Speciality beauty retail in the U.S. experienced a 33 percent sales decline in 2020 versus 2019, Euromonitor reported. This year’s sales are expected to reach $18 million, a 12.5 percent year-over-year growth, according to Euromonitor forecasts.
Kayla Villena, a beauty and fashion consultant at Euromonitor, said via email that beauty retailers “have had enough time to implement omnichannel strategies that work” for their customers. Retailers will need to further build on those strategies in light of the Delta variant.
“Retailers and their brand partners should prepare for an elongated recovery for makeup, which is still showing softened demand despite improvements from last year,” Villena wrote. “They should also focus on gearing up for the holiday season and making those omnichannel experiences as seamless as possible for consumers. This is even more important now, since consumers fatigued by the pandemic will be eager to self-indulge in beauty items and will want to do so in a safe way.”
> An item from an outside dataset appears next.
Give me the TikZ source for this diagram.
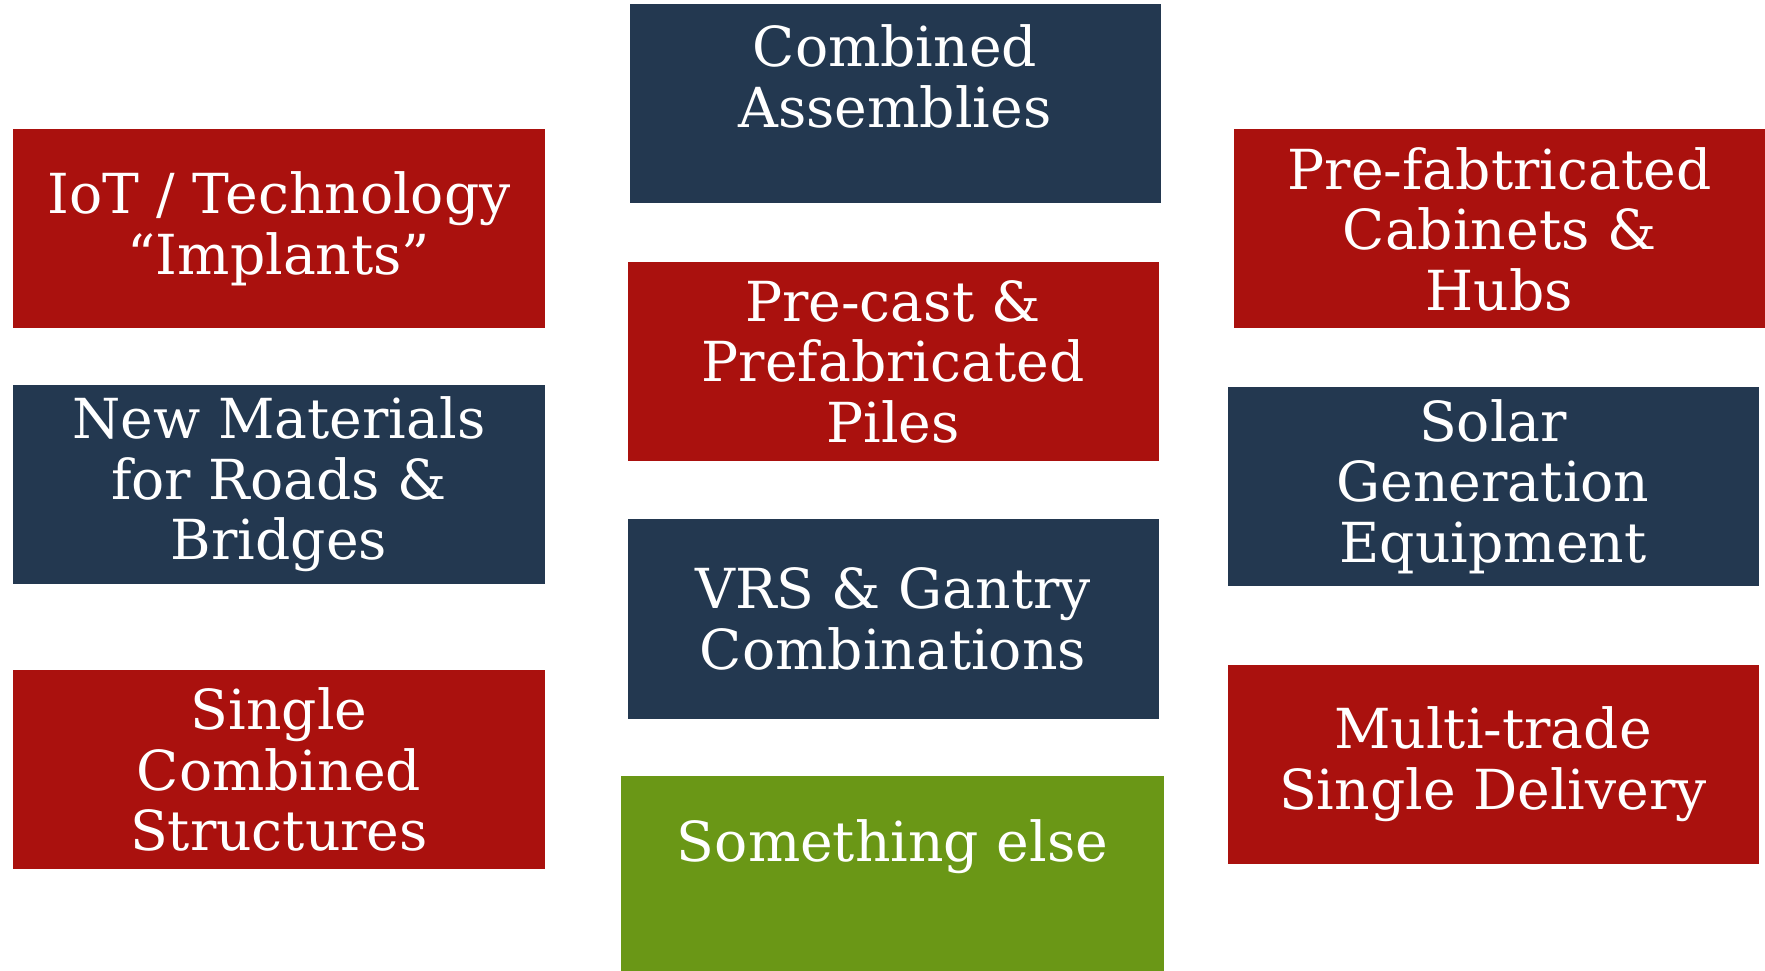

Innovation in terms of hygiene is inevitable. Throughout the U.S., restaurant and bar businesses have begun requiring proof of vaccination, denying entry to those unable to produce. Perhaps, said Lucie Greene, founder of futures consultancy Light Years, beauty retailers will follow suit.
“You’re going to see innovation [such as] contactless visual recognition, verbal recognition technologies or even staff-free,” Greene said. “There’s going to be a lot more of this idea of certification. There’s going to be a lot more innovation in terms of retail environments, promises of having air purifiers, UV cleaners, as you’ve already seen in the hospitality space.”
Experiences will continue to shift online, with entertaining content leading the way.
“That’s becoming the way that brands market, build community and create emotional connections with audiences — maybe less so the store,” Greene said. “YouTube’s ramping up its beauty festival. And then all these gaming types. Beauty entertainment is replacing the offline festival. It’s the new BeautyCon.”